Don’t bench the benchmarks
The past informs the future in all things, including your approach to digital advertising. Anticipate the potential behaviors that audiences may take within your campaign based on the historical data from your past paid activity. This can include things like click-through rate (CTR), cost per click (CPC), engagement rate and video view rate (VVR). The most important benchmark to keep in mind is cost per thousand impressions (CPM), which provides a measurable basis for assigning costs to reaching your goal.
To reach enough of your target audience to make a splash, set a minimum of 40% of the forecasted volume of users/impressions offered by the ad channel. Based on that benchmark, your desired delivery frequency and your CPM benchmark, you can estimate the cost associated with delivering ads to that audience.
Once you have identified your estimated impressions and cost, you can use performance-based benchmarks like CTR, VVR, and Engagement Rate to forecast the volume of users who are likely to take the desired action promoted in your campaign.
Make your money go miles
By applying benchmarks to properly refine target audiences, you can not only save money but also use it more efficiently, improving your results just by introducing a methodology to your approach.

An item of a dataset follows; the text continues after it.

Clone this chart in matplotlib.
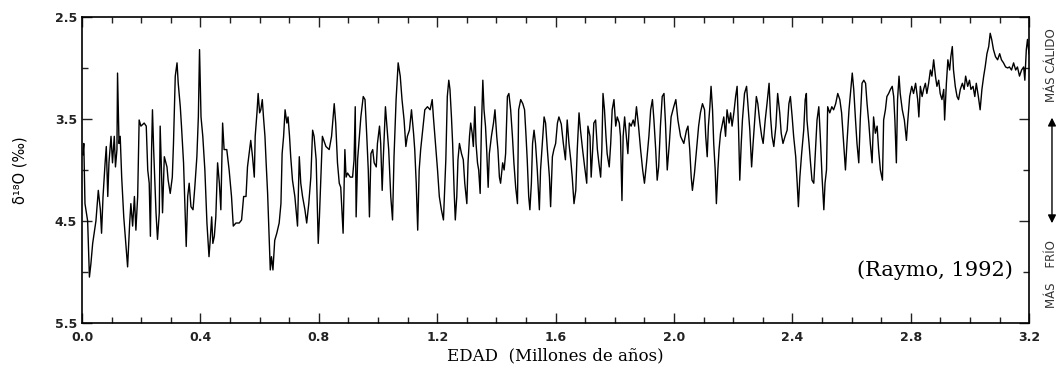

For example, if you have $5,000 to run a short campaign on Facebook but realize after forecasting that you can reach your audience for $3,500, you’ve just identified $1,500 to apply toward supplemental digital marketing activities, whether introducing a new channel or redirecting budget to boost your organic promotions.
Predict the future
Now that you have mastered the basics, you can begin to forecast for a multi-phased (and multi-faceted) campaign. For example, when you run a campaign with the goal of generating form submissions on a landing page, you may want to predict what potential retargeted audiences will look like at various points within your campaign. You can build this forecast based on KPIs like VVR, post engagement, CTR and conversion rate.
Mastering these elements will allow you to refine and optimize your campaign tactics if you find you aren’t reaching your KPIs as expected. It also ensures that you can allocate the right budget to more sophisticated approaches.
In an increasingly competitive digital landscape, your approach to budgeting and planning digital ad campaigns must be equipped to deal not only with a saturated ad market but also with audiences who are more fatigued than ever. By anticipating your audience size and forecasting their potential action(s), you can make better use of your digital marketing budget and fortify your campaign strategy with a strong competitive advantage.